• [Your task] Write out each line of the listing as it stands, without the images.

• [Available data]
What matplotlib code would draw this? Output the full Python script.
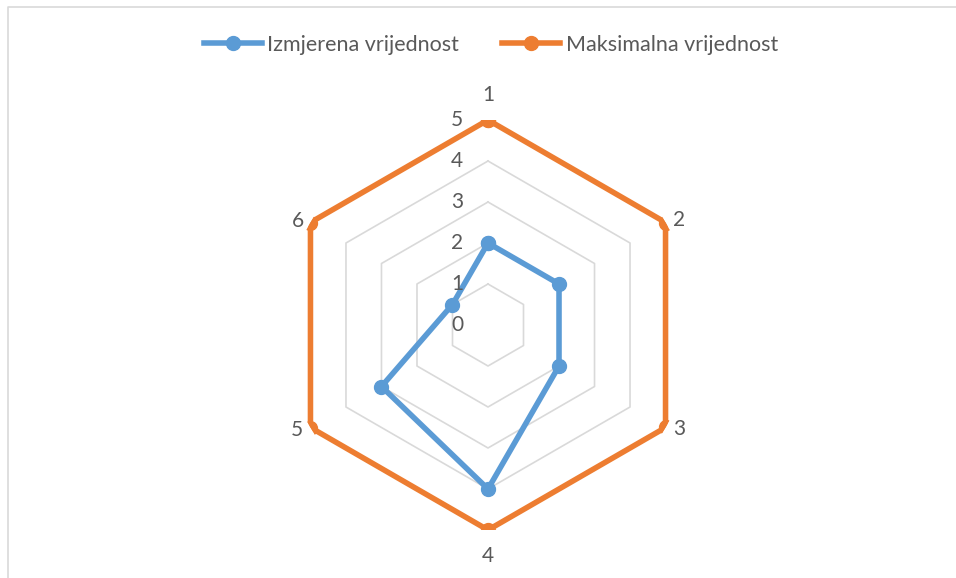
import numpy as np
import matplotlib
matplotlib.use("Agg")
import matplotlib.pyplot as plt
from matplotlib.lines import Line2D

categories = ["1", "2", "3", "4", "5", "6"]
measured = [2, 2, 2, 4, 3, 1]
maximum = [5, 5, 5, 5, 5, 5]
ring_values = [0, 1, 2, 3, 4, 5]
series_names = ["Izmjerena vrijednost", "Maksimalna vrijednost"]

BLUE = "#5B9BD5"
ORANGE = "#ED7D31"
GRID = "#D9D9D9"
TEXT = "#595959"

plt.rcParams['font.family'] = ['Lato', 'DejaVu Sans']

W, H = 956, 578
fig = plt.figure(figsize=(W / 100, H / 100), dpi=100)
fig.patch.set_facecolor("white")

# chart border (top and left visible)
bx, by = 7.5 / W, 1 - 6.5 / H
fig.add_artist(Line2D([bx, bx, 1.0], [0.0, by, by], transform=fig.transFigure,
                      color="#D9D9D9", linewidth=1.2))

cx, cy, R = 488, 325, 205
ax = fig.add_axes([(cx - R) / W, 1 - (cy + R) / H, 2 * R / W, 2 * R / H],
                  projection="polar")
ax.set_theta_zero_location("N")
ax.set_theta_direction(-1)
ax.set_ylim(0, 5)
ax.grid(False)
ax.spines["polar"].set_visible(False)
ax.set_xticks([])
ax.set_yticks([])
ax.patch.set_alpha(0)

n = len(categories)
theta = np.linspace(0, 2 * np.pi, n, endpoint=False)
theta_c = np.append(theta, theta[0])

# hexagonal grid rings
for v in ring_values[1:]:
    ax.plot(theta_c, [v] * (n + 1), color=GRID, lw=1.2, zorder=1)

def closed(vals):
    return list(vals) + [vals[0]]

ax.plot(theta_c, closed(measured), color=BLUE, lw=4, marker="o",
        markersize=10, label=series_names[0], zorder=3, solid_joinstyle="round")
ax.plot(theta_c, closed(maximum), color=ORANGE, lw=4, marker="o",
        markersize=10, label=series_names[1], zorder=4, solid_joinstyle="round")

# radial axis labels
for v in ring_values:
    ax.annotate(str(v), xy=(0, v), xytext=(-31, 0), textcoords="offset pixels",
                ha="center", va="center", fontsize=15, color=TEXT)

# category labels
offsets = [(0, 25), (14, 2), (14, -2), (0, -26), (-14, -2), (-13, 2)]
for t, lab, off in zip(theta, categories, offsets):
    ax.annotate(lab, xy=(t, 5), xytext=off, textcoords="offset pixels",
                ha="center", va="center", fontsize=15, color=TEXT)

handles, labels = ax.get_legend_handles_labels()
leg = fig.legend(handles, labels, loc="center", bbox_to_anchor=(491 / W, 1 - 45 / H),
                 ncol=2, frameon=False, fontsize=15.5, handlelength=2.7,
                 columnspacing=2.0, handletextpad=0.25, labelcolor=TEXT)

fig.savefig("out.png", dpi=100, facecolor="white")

• [Solution for this exercise]
What matplotlib code would draw this? Output the full Python script.
import numpy as np
import matplotlib
matplotlib.use("Agg")
import matplotlib.pyplot as plt
from matplotlib.lines import Line2D

categories = ["1", "2", "3", "4", "5", "6"]
measured = [2, 2, 2, 4, 3, 1]
maximum = [5, 5, 5, 5, 5, 5]
ring_values = [0, 1, 2, 3, 4, 5]
series_names = ["Izmjerena vrijednost", "Maksimalna vrijednost"]

BLUE = "#5B9BD5"
ORANGE = "#ED7D31"
GRID = "#D9D9D9"
TEXT = "#595959"

plt.rcParams['font.family'] = ['Lato', 'DejaVu Sans']

W, H = 956, 578
fig = plt.figure(figsize=(W / 100, H / 100), dpi=100)
fig.patch.set_facecolor("white")

# chart border (top and left visible)
bx, by = 7.5 / W, 1 - 6.5 / H
fig.add_artist(Line2D([bx, bx, 1.0], [0.0, by, by], transform=fig.transFigure,
                      color="#D9D9D9", linewidth=1.2))

cx, cy, R = 488, 325, 205
ax = fig.add_axes([(cx - R) / W, 1 - (cy + R) / H, 2 * R / W, 2 * R / H],
                  projection="polar")
ax.set_theta_zero_location("N")
ax.set_theta_direction(-1)
ax.set_ylim(0, 5)
ax.grid(False)
ax.spines["polar"].set_visible(False)
ax.set_xticks([])
ax.set_yticks([])
ax.patch.set_alpha(0)

n = len(categories)
theta = np.linspace(0, 2 * np.pi, n, endpoint=False)
theta_c = np.append(theta, theta[0])

# hexagonal grid rings
for v in ring_values[1:]:
    ax.plot(theta_c, [v] * (n + 1), color=GRID, lw=1.2, zorder=1)

def closed(vals):
    return list(vals) + [vals[0]]

ax.plot(theta_c, closed(measured), color=BLUE, lw=4, marker="o",
        markersize=10, label=series_names[0], zorder=3, solid_joinstyle="round")
ax.plot(theta_c, closed(maximum), color=ORANGE, lw=4, marker="o",
        markersize=10, label=series_names[1], zorder=4, solid_joinstyle="round")

# radial axis labels
for v in ring_values:
    ax.annotate(str(v), xy=(0, v), xytext=(-31, 0), textcoords="offset pixels",
                ha="center", va="center", fontsize=15, color=TEXT)

# category labels
offsets = [(0, 25), (14, 2), (14, -2), (0, -26), (-14, -2), (-13, 2)]
for t, lab, off in zip(theta, categories, offsets):
    ax.annotate(lab, xy=(t, 5), xytext=off, textcoords="offset pixels",
                ha="center", va="center", fontsize=15, color=TEXT)

handles, labels = ax.get_legend_handles_labels()
leg = fig.legend(handles, labels, loc="center", bbox_to_anchor=(491 / W, 1 - 45 / H),
                 ncol=2, frameon=False, fontsize=15.5, handlelength=2.7,
                 columnspacing=2.0, handletextpad=0.25, labelcolor=TEXT)

fig.savefig("out.png", dpi=100, facecolor="white")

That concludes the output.